Libros

Testimonio del tiempo de la experimentación

Canto ceremonial contra un oso hormiguero

Por Antonio Cisneros

Ediciones Nebliplateada. 91 páginas

Este libro del poeta peruano Antonio Cisneros ya desde el título mismo testimonia una época, la década de 1960, que al menos en el recuerdo de algunos de sus protagonistas se presenta como la conjunción idealizada entre creatividad artística y férreo compromiso revolucionario.

Canto ceremonial contra un oso hormiguero fue galardonado con el Premio Casa de las Américas de 1968, otro signo de aquellos tiempos en que el castrismo era la bandera de la intelligentsia de medio mundo y Cuba su tierra prometida.

El joven Cisneros (1942-2012) lo escribió cuando residía en Londres, ganándose la vida como lavaplatos y asistente universitario en tanto descubría las formas narrativas de los autores anglosajones que habían renovado la práctica poética desde comienzos del siglo XX. “Tenía un alma de esponja, siempre presta al deslumbramiento -comentó en 1988-. Aprendí muchas cosas. Entre otras, que la tristeza no se resuelve con un plan quinquenal”.

Mucho de eso puede advertirse en estas páginas que se desbordan en versículos y estiran la sintaxis para expresar recuerdos, nostalgias, ensoñaciones o lúdicas tomas de posición. Es decir, la “historia doméstica y la historia de la colectividad”.

En ese recuento aparecen Marx, Castro y sus herederos y simpatizantes, la soledad en Hampton Court, guerrilleros andinos, retazos de la vieja Lima, París y cementerios indígenas, pero también una tía abuela del autor que preservaba grabados de la Viena de 1902 y otros ancestros familiares o nacionales, incluso los del tiempo precolombino. “Días en que ya nada malo podía ocurrir. Todos/ llevaban su pata de conejo atada a la cintura”.

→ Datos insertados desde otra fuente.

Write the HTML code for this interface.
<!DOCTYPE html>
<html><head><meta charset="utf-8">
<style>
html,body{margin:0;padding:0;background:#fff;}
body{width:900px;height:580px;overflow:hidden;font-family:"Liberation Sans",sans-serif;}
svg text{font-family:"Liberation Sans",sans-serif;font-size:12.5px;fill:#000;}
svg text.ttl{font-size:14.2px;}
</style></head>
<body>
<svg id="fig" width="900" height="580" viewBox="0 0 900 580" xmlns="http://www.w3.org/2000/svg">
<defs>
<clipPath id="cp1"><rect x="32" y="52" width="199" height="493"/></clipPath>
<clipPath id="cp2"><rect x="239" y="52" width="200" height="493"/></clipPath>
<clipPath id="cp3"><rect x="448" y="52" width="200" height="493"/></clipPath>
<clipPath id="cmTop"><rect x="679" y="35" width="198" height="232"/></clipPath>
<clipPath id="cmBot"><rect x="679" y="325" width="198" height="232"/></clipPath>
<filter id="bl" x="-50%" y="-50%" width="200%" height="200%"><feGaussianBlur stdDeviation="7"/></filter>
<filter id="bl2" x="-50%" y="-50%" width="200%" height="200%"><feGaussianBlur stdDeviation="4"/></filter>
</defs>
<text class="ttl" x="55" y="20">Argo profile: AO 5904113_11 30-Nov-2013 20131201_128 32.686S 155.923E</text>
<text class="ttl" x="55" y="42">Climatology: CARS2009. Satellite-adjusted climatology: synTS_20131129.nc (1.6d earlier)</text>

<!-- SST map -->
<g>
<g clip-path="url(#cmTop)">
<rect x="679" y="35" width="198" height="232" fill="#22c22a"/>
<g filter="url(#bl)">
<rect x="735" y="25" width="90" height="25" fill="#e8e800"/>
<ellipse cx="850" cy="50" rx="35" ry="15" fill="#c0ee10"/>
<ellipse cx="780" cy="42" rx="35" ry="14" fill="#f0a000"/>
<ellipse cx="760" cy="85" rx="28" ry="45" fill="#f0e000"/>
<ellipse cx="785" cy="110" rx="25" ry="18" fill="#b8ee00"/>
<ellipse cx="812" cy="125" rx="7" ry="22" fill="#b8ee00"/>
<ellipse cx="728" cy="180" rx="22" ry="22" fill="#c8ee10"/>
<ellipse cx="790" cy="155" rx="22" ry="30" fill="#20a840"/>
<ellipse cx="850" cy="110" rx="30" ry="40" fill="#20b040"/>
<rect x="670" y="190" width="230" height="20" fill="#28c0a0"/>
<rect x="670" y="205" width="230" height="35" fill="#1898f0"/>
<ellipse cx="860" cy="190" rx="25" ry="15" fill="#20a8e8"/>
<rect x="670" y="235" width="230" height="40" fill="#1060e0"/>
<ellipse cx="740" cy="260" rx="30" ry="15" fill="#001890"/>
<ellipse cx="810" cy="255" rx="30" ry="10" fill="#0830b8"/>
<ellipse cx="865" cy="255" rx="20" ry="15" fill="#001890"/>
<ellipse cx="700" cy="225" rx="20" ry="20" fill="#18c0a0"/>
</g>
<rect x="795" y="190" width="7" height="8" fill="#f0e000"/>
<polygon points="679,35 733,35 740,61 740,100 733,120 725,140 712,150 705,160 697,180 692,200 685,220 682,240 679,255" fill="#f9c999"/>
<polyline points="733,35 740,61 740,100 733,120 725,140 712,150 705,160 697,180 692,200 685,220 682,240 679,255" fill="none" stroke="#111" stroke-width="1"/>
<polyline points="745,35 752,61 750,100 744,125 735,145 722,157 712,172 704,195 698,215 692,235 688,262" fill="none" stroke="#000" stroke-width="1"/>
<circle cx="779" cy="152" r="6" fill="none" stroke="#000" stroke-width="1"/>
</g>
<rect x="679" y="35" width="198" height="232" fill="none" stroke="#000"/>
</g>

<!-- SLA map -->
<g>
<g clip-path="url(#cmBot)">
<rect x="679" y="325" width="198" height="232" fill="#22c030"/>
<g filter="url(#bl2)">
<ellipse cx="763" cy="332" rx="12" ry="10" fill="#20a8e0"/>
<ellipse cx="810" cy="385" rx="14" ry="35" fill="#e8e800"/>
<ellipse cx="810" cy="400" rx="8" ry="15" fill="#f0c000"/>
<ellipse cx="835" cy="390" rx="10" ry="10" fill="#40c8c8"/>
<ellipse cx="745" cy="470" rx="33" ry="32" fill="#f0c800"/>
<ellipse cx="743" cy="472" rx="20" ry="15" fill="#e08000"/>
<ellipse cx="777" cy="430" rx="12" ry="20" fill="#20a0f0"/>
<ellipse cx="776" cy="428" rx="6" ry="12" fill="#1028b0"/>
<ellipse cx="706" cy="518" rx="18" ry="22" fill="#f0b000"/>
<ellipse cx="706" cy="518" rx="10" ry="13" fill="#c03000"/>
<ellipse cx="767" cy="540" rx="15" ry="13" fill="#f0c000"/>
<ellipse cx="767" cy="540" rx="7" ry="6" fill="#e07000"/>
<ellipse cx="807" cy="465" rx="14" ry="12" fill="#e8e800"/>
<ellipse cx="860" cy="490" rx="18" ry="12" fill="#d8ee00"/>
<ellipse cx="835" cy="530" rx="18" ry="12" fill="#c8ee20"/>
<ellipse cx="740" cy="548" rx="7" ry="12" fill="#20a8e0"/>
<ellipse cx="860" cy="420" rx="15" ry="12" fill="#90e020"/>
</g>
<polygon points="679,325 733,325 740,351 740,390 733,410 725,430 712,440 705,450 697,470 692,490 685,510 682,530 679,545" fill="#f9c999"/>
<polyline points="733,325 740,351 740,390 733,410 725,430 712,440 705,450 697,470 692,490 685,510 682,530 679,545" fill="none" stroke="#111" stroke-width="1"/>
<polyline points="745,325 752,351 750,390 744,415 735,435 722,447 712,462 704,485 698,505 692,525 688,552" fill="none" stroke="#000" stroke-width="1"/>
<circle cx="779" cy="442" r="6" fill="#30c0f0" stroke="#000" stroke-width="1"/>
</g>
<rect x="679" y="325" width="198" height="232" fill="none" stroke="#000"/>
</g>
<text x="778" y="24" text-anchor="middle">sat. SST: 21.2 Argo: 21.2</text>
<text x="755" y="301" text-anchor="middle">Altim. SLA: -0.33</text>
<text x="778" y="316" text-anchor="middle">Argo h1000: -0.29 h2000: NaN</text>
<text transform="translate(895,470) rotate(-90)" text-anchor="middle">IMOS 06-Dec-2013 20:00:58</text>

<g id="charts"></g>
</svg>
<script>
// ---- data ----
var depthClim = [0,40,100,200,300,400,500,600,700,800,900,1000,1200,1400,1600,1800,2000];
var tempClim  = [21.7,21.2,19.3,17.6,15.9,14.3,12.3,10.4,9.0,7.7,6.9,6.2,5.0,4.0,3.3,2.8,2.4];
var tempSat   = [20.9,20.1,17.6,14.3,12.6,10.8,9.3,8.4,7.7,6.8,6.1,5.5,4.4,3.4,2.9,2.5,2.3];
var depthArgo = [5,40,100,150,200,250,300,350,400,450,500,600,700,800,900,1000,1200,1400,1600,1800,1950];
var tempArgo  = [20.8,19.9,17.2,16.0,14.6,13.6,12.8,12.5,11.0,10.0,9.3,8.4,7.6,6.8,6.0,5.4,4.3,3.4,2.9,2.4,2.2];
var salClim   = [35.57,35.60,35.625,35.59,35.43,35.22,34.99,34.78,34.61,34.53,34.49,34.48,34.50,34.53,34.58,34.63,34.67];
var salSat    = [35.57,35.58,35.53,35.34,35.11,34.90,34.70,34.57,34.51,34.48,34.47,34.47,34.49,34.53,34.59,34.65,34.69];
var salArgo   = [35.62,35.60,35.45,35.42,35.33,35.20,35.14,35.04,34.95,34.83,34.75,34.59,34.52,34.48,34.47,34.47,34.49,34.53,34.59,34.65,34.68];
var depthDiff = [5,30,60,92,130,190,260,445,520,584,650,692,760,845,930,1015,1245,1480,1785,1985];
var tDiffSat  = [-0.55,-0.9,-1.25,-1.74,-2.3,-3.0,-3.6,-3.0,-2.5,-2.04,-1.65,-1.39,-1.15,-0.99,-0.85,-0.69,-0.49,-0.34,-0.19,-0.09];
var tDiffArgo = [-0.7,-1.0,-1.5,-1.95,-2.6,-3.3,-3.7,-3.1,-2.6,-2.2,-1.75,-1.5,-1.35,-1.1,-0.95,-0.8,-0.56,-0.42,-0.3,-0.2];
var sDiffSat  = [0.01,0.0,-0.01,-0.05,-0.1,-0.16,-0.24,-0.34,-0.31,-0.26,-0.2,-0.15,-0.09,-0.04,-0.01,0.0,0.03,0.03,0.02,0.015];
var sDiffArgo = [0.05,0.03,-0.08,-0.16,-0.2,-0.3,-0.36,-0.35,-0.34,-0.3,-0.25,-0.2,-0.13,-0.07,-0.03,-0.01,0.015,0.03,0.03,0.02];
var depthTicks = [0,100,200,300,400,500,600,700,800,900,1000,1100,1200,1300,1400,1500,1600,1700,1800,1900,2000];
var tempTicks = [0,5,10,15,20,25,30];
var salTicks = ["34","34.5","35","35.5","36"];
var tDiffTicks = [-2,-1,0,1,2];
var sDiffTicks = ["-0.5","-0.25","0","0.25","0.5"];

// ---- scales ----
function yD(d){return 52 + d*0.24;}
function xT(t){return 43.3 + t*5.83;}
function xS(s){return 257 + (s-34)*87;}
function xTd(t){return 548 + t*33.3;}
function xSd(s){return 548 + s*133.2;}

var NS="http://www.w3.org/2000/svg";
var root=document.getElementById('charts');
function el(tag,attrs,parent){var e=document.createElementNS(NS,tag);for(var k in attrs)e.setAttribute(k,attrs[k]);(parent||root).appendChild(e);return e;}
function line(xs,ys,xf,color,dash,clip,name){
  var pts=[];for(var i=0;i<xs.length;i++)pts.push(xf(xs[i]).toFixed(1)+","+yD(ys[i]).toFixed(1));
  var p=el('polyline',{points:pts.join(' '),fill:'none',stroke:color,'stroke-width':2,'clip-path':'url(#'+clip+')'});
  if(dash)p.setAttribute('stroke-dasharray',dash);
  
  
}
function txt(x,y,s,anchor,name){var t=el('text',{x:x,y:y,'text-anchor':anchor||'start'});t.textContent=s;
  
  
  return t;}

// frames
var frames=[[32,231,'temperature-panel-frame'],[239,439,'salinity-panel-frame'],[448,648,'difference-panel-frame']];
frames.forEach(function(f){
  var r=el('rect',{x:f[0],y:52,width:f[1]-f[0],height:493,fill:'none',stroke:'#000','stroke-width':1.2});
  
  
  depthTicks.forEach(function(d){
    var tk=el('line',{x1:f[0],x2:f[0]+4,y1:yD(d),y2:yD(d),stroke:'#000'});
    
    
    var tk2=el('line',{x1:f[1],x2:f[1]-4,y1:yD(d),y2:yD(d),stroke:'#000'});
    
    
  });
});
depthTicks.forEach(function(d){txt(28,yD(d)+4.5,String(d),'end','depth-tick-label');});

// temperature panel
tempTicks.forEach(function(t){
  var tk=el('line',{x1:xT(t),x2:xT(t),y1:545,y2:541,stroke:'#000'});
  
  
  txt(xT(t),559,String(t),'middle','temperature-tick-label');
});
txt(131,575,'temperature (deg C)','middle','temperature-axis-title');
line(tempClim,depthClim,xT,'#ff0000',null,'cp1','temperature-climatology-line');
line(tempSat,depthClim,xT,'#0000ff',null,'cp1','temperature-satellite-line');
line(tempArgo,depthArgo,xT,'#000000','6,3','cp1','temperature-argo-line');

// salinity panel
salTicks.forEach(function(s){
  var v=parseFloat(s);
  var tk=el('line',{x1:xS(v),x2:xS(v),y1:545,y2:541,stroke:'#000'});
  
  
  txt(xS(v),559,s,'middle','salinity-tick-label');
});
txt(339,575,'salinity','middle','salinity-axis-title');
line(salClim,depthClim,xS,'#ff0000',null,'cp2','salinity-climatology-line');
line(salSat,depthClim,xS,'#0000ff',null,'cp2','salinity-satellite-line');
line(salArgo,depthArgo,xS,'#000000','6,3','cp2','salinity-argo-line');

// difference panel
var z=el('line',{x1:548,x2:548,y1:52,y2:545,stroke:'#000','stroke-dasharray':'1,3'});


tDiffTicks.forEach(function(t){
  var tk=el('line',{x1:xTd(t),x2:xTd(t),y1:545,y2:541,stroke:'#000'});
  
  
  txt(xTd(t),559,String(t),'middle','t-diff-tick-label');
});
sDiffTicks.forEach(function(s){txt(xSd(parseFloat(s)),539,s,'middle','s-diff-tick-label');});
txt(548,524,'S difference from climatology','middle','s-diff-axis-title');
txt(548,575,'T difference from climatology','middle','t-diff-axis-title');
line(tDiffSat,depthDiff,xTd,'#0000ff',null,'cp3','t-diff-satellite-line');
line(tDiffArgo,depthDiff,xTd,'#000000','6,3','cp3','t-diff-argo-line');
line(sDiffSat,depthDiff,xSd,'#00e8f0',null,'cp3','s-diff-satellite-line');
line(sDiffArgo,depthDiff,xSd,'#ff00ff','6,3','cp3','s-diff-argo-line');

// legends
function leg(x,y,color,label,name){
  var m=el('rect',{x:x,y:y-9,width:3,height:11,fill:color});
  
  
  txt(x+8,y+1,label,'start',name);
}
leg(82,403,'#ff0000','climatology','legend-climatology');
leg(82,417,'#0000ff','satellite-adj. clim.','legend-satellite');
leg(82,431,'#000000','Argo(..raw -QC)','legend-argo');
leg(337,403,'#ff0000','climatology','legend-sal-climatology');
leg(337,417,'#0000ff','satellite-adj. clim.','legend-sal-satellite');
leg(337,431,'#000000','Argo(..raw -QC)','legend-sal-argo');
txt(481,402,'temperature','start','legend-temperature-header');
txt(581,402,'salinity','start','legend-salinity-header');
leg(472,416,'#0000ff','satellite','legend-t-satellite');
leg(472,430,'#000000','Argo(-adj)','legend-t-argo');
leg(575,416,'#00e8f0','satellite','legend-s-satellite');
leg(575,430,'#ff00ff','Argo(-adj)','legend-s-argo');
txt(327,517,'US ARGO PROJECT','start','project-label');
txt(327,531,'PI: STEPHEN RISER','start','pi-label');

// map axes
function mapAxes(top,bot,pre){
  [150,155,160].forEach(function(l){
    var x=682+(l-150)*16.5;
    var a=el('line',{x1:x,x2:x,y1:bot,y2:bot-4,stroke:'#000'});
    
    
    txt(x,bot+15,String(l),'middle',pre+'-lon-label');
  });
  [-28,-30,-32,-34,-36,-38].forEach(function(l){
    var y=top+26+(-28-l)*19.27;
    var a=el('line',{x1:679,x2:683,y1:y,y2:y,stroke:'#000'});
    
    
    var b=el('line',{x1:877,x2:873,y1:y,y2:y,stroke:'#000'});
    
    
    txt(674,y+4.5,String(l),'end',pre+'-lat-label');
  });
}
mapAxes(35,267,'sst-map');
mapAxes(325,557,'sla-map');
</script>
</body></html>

Cisneros parecía un digno hijo del momento, aunque preservaba cierto margen de libertad, como que al final de “Karl Marx died 1883 aged 65” podía escribir: “Así fue, y estoy en deuda contigo, viejo aguafiestas”, una temprana señal, diría en una entrevista recogida al final del volumen, de que nunca fue marxista porque no aceptaba su filosofía materialista.

Su mirada poética, tierna y asombrada, se detenía en los contrastes que nacían de la emigración, en su caso voluntaria, a una tierra muy distinta. “Desde la Torre de Vidrio veo las colinas blandas/ y oscuras como animales muertos./ El aire es negro, susceptible de pesarse y ser trozado,/ y usted no podría creer que alguna vez/ sobre este corazón ha estado el sol”.